I had breakfast with Alan Patricof last week. Alan is the dean of NYC VCs, he’s been at this game longer than any of us. He was in the business when Intel and Apple went public.
The breakfast came about when Alan wrote this blog post in Business Insider about the problems with the IPO market. I read the post and emailed him with some feedback on the parts I agreed with and the parts I disagreed with.
We decided to have breakfast and chat about it.
My going into breakfast position was that the IPO market isn’t all that it is cracked up to be. That the emerging secondary market is allowing companies to stay private longer (maybe forever) while allowing founders, angels, and early stage VCs to get liquidity. I believe that the IPO market should only be for the very best companies that can sustain value creation for long periods of time for their shareholders post the public offering. I think that is a very high threshold that most VC-backed companies cannot meet.
Alan’s going into breakfast position is that we have lost our way (read his BI post for details). Back in the days of the IPOs of Apple and Intel, great tech companies would go public at low valuations, there were dozens of small market makers who would do research on the stocks, and most of the investors in these deals were individuals. Now we have markets that are largely closed to the individual investor. VC investing is largely instititional and limited to “qualified investors” (ie rich people). The secondary markets are also largely limited to qualified investors. And the IPOs these days are sold to a dozen or so large hedge funds who are also dominated by institutional investors and rich people.
Like all good discussions, we both came away with an appreciation for each other’s point of view. I agree with Alan that we need a way to allow the individual investor to participate in the value creation that large tech companies can provide. And I recognise the the vast majority of people who have participated in the value creation from Facebook, Zynga, Twitter, and Groupon have been institutions and the very wealthy. That doesn’t seem right or fair.
I think the SEC needs to rethink the capital market regulations and structure we have in our country. The secondary private market is a good thing and does allow great companies to stay private longer while providing liquidity for founders, angels, and early VCs. But there are issues with the secondary markets as they exist today. There are no disclosure requirements. There is little or no way for individual investors to participate. The 500 shareholder rule is creating all kinds of problems for companies.
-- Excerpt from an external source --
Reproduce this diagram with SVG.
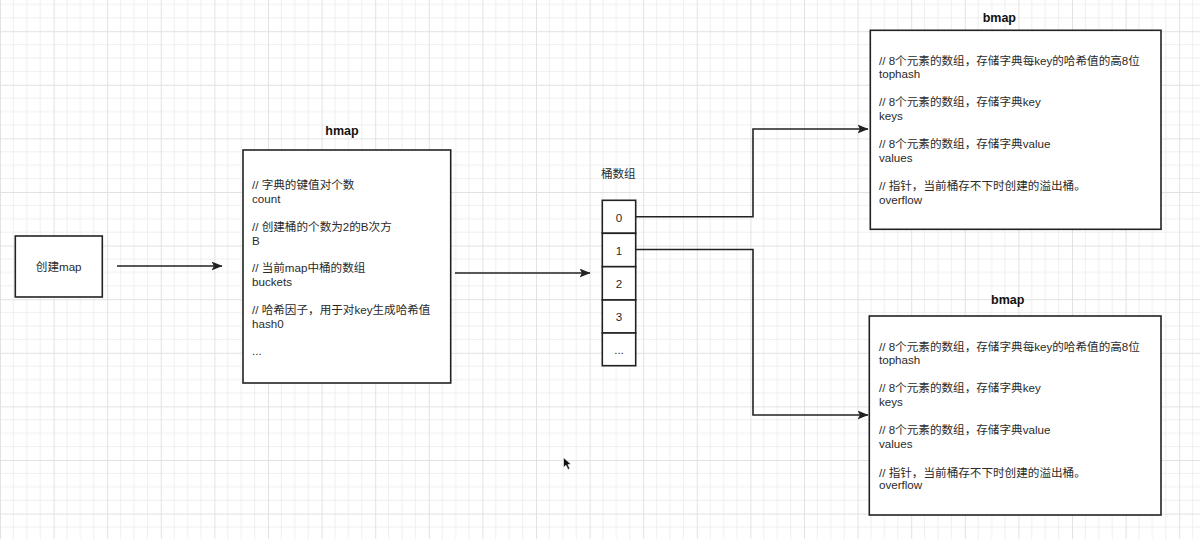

And we don’t have a public market system that allows companies to be public at lower valuations with less capital raised. Alan believes we need a “new nasdaq” where companies can list for $250mm or less and have liquid markets in their stocks that individuals can participate in.
The US has a vibrant tech economy, a VC industry that is the envy of the world, and public markets that are highly liquid. We can and should stimulate the development of some additional layers of capital markets between the VC market and the current IPO market. A vibrant and fair secondary market that provides individuals some access and a new “low cap public market” are the natural additional layers to our current system. I’d also like to see more access for individuals into the VC market.
I hope the SEC is thinking about all of this. I hope they read Alan’s post and this post. It is important stuff.